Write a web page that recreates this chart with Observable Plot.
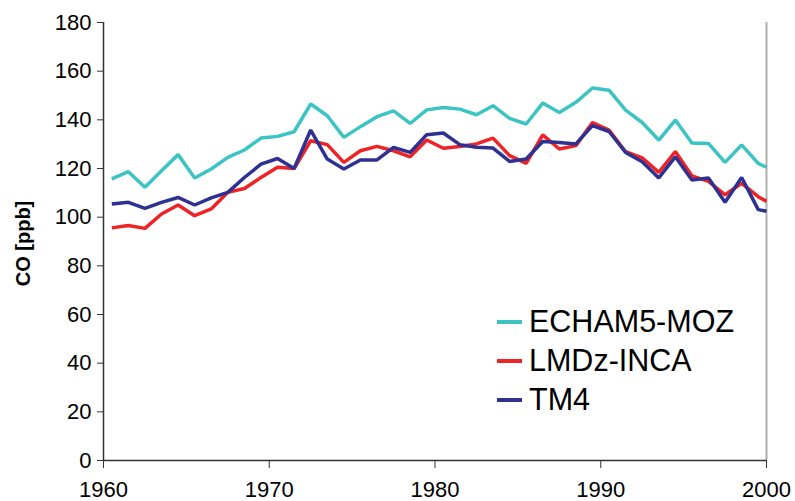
<!DOCTYPE html>
<html>
<head>
<meta charset="utf-8">
<script src="https://cdn.jsdelivr.net/npm/d3@7"></script>
<script src="https://cdn.jsdelivr.net/npm/@observablehq/plot@0.6"></script>
<style>
  html, body { margin: 0; padding: 0; background: #fff; }
  #wrap { position: relative; width: 795px; height: 501px; font-family: "Liberation Sans", Arial, sans-serif; }
  #legend { position: absolute; left: 497px; top: 302px; }
  .row { display: flex; align-items: center; height: 39px; font-size: 30.5px; color: #000; }
  .sw { width: 25px; height: 4px; margin-right: 7px; }
</style>
</head>
<body>
<div id="wrap"><div id="legend"></div></div>
<script>
const years = [1960.5,1961.5,1962.5,1963.5,1964.5,1965.5,1966.5,1967.5,1968.5,1969.5,
  1970.5,1971.5,1972.5,1973.5,1974.5,1975.5,1976.5,1977.5,1978.5,1979.5,
  1980.5,1981.5,1982.5,1983.5,1984.5,1985.5,1986.5,1987.5,1988.5,1989.5,
  1990.5,1991.5,1992.5,1993.5,1994.5,1995.5,1996.5,1997.5,1998.5,1999.5,2000];
const echam = [115.7,118.7,112.3,119.1,125.7,116.1,119.8,124.6,127.6,132.5,
  133.2,135.1,146.5,141.7,132.8,137.2,141.3,143.7,138.5,144.1,
  145.1,144.4,142.1,145.8,140.6,138.3,146.9,143.0,147.2,153.1,
  152.2,144.0,138.9,131.7,139.9,130.5,130.3,122.5,129.7,122.1,120.5];
const lmdz = [95.6,96.6,95.4,101.3,105.0,100.6,103.4,110.2,111.8,116.3,
  120.5,120.0,131.4,129.8,122.5,127.3,129.1,127.3,124.8,131.7,
  128.3,129.0,130.1,132.5,125.3,122.1,133.8,128.0,129.4,138.9,
  135.8,126.9,124.4,118.4,127.0,117.0,114.7,109.2,113.9,108.4,106.5];
const tm4 = [105.4,106.1,103.6,106.1,108.1,105.0,107.9,110.2,116.3,121.8,
  124.1,120.0,135.8,123.9,119.8,123.5,123.5,128.7,126.6,133.9,
  134.6,129.8,128.7,128.4,122.9,123.9,131.1,130.7,130.1,137.6,
  135.2,126.6,122.8,116.1,124.8,115.3,116.1,106.1,116.3,103.1,102.4];
const seriesNames = ["ECHAM5-MOZ", "LMDz-INCA", "TM4"];
const seriesColors = ["#3cc3c3", "#ee2326", "#2e3192"];
const xTicks = [1960, 1970, 1980, 1990, 2000];
const yTicks = [0, 20, 40, 60, 80, 100, 120, 140, 160, 180];
const yLabel = "CO [ppb]";

const allValues = [echam, lmdz, tm4];
const data = [];
seriesNames.forEach((name, s) => {
  years.forEach((yr, i) => data.push({series: name, year: yr, value: allValues[s][i]}));
});

const chart = Plot.plot({
  width: 795,
  height: 501,
  marginLeft: 103,
  marginRight: 29,
  marginTop: 22,
  marginBottom: 41,
  style: {fontFamily: "'Liberation Sans', Arial, sans-serif", fontSize: "22px", color: "#000", background: "#fff"},
  x: {domain: [1960, 2000]},
  y: {domain: [0, 180]},
  color: {domain: seriesNames, range: seriesColors},
  marks: [
    Plot.ruleX([2000], {stroke: "#b0b0b0", strokeWidth: 2}),
    Plot.lineY(data, {x: "year", y: "value", z: "series", stroke: "series", strokeWidth: 3.5, strokeLinejoin: "miter", strokeLinecap: "butt"}),
    Plot.ruleY([0], {stroke: "#333", strokeWidth: 1.5}),
    Plot.ruleX([1960], {stroke: "#333", strokeWidth: 1.5}),
    Plot.axisX({ticks: xTicks, tickFormat: d => String(d), tickSize: 8, tickPadding: 13, label: null, stroke: "#333", fontSize: 22}),
    Plot.axisY({ticks: yTicks, tickSize: 6, tickPadding: 6, label: null, stroke: "#333", fontSize: 22}),
    Plot.text([yLabel], {frameAnchor: "left", textAnchor: "middle", rotate: -90, dx: -80, dy: 2, fontWeight: "bold", fontSize: 20, fill: "#000"})
  ]
});
document.getElementById("wrap").prepend(chart);

const legend = document.getElementById("legend");
seriesNames.forEach((name, i) => {
  const row = document.createElement("div");
  row.className = "row";
  const sw = document.createElement("div");
  sw.className = "sw";
  sw.style.background = seriesColors[i];
  const label = document.createElement("span");
  label.textContent = name;
  row.appendChild(sw);
  row.appendChild(label);
  legend.appendChild(row);
});
</script>
</body>
</html>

THE EXERCISE: Take the data above and repeat it exactly, leaving each picture out.

ANSWER TO THIS EXERCISE:
Write a web page that recreates this chart with Observable Plot.
<!DOCTYPE html>
<html>
<head>
<meta charset="utf-8">
<script src="https://cdn.jsdelivr.net/npm/d3@7"></script>
<script src="https://cdn.jsdelivr.net/npm/@observablehq/plot@0.6"></script>
<style>
  html, body { margin: 0; padding: 0; background: #fff; }
  #wrap { position: relative; width: 795px; height: 501px; font-family: "Liberation Sans", Arial, sans-serif; }
  #legend { position: absolute; left: 497px; top: 302px; }
  .row { display: flex; align-items: center; height: 39px; font-size: 30.5px; color: #000; }
  .sw { width: 25px; height: 4px; margin-right: 7px; }
</style>
</head>
<body>
<div id="wrap"><div id="legend"></div></div>
<script>
const years = [1960.5,1961.5,1962.5,1963.5,1964.5,1965.5,1966.5,1967.5,1968.5,1969.5,
  1970.5,1971.5,1972.5,1973.5,1974.5,1975.5,1976.5,1977.5,1978.5,1979.5,
  1980.5,1981.5,1982.5,1983.5,1984.5,1985.5,1986.5,1987.5,1988.5,1989.5,
  1990.5,1991.5,1992.5,1993.5,1994.5,1995.5,1996.5,1997.5,1998.5,1999.5,2000];
const echam = [115.7,118.7,112.3,119.1,125.7,116.1,119.8,124.6,127.6,132.5,
  133.2,135.1,146.5,141.7,132.8,137.2,141.3,143.7,138.5,144.1,
  145.1,144.4,142.1,145.8,140.6,138.3,146.9,143.0,147.2,153.1,
  152.2,144.0,138.9,131.7,139.9,130.5,130.3,122.5,129.7,122.1,120.5];
const lmdz = [95.6,96.6,95.4,101.3,105.0,100.6,103.4,110.2,111.8,116.3,
  120.5,120.0,131.4,129.8,122.5,127.3,129.1,127.3,124.8,131.7,
  128.3,129.0,130.1,132.5,125.3,122.1,133.8,128.0,129.4,138.9,
  135.8,126.9,124.4,118.4,127.0,117.0,114.7,109.2,113.9,108.4,106.5];
const tm4 = [105.4,106.1,103.6,106.1,108.1,105.0,107.9,110.2,116.3,121.8,
  124.1,120.0,135.8,123.9,119.8,123.5,123.5,128.7,126.6,133.9,
  134.6,129.8,128.7,128.4,122.9,123.9,131.1,130.7,130.1,137.6,
  135.2,126.6,122.8,116.1,124.8,115.3,116.1,106.1,116.3,103.1,102.4];
const seriesNames = ["ECHAM5-MOZ", "LMDz-INCA", "TM4"];
const seriesColors = ["#3cc3c3", "#ee2326", "#2e3192"];
const xTicks = [1960, 1970, 1980, 1990, 2000];
const yTicks = [0, 20, 40, 60, 80, 100, 120, 140, 160, 180];
const yLabel = "CO [ppb]";

const allValues = [echam, lmdz, tm4];
const data = [];
seriesNames.forEach((name, s) => {
  years.forEach((yr, i) => data.push({series: name, year: yr, value: allValues[s][i]}));
});

const chart = Plot.plot({
  width: 795,
  height: 501,
  marginLeft: 103,
  marginRight: 29,
  marginTop: 22,
  marginBottom: 41,
  style: {fontFamily: "'Liberation Sans', Arial, sans-serif", fontSize: "22px", color: "#000", background: "#fff"},
  x: {domain: [1960, 2000]},
  y: {domain: [0, 180]},
  color: {domain: seriesNames, range: seriesColors},
  marks: [
    Plot.ruleX([2000], {stroke: "#b0b0b0", strokeWidth: 2}),
    Plot.lineY(data, {x: "year", y: "value", z: "series", stroke: "series", strokeWidth: 3.5, strokeLinejoin: "miter", strokeLinecap: "butt"}),
    Plot.ruleY([0], {stroke: "#333", strokeWidth: 1.5}),
    Plot.ruleX([1960], {stroke: "#333", strokeWidth: 1.5}),
    Plot.axisX({ticks: xTicks, tickFormat: d => String(d), tickSize: 8, tickPadding: 13, label: null, stroke: "#333", fontSize: 22}),
    Plot.axisY({ticks: yTicks, tickSize: 6, tickPadding: 6, label: null, stroke: "#333", fontSize: 22}),
    Plot.text([yLabel], {frameAnchor: "left", textAnchor: "middle", rotate: -90, dx: -80, dy: 2, fontWeight: "bold", fontSize: 20, fill: "#000"})
  ]
});
document.getElementById("wrap").prepend(chart);

const legend = document.getElementById("legend");
seriesNames.forEach((name, i) => {
  const row = document.createElement("div");
  row.className = "row";
  const sw = document.createElement("div");
  sw.className = "sw";
  sw.style.background = seriesColors[i];
  const label = document.createElement("span");
  label.textContent = name;
  row.appendChild(sw);
  row.appendChild(label);
  legend.appendChild(row);
});
</script>
</body>
</html>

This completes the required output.